Appropriately, we then got to hear from the company whose software is targeted by many of these threats — Microsoft.
Bill Gates and Craig Mundie discussed Microsoft's progress towards creating a Trustworthy Computing environment.
Key points included the need to go beyond just securing the perimeter of a network, and the relative weakness of passwords.
"Passwords are not only weak, they have a huge problem in that if you get more and more of them, the worse it is," pointed out Gates.
Microsoft also announced that its CardSpace feature (which helps users manage their digital identities) will support the OpenID 2.0 standard, a decentralised framework for digital identities.
This will be Gates' last official appearance at the RSA Conference, as he is soon reducing his involvement at Microsoft and devoting more time to his Foundation.
Tuesday's speech saw him officially hand over the security torch to Craig Mundie, something which apparently made him pretty happy.
Gates and Mundie were followed by RSA's Art Coviello, and then EMC chief executive Joe Tucci (Coviello's boss, since last year's takeover).
Coviello claimed that within three years there would be no standalone security firms left, apart from some innovative start-ups.
Coviello also "won" the biggest laugh of the morning from the audience, after he explained that being part of EMC meant he has a lot more money for acquisitions. "Don't you mean you have bigger discounts for customers?" corrected the moderator sweetly.
Tucci and Coviello later explained that their partnership meant lower support costs for customers, even if not lower purchase prices.

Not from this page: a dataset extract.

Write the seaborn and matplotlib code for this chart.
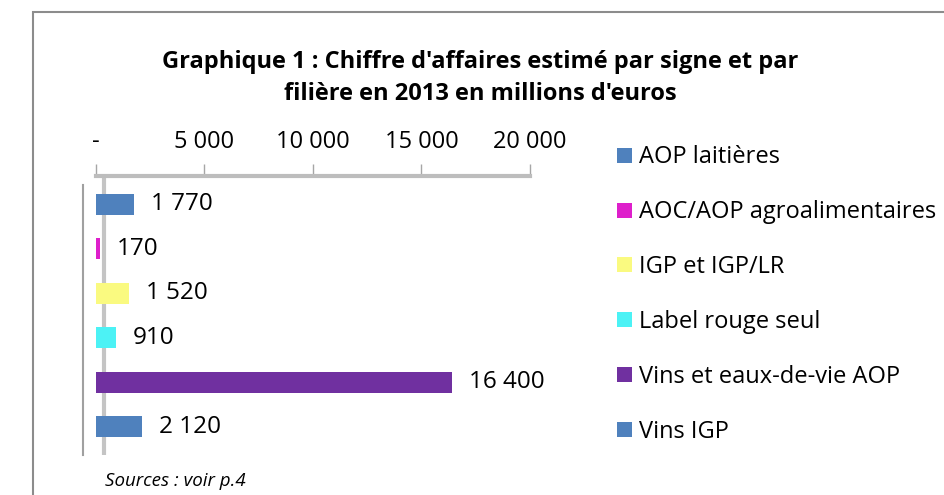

Either way, EMC's still bringing enough revenue to keep acquiring companies. This week's purchase is Indian security firm Valyd.
The expo floor was heaving, with 15,000 people and 300 exhibitors (100 more than last year) attending. The mood at the show was pretty positive and upbeat, and the hospitality generous — piles of smoked salmon for breakfast, steak for lunch and the occasional wine reception to keep spirits flowing.
But is that good news for you? A buoyant security industry is kept afloat by the revenues contributed by businesses and home users. Does this give an incentive to really nail security problems?
Attendees were invited to write on a wall exhibit near the entrance to the show.
Other popular questions included: "My biggest security risk is..." and "Someday I hope to be...". Answers included "Data loss protection" and "Living my dreams".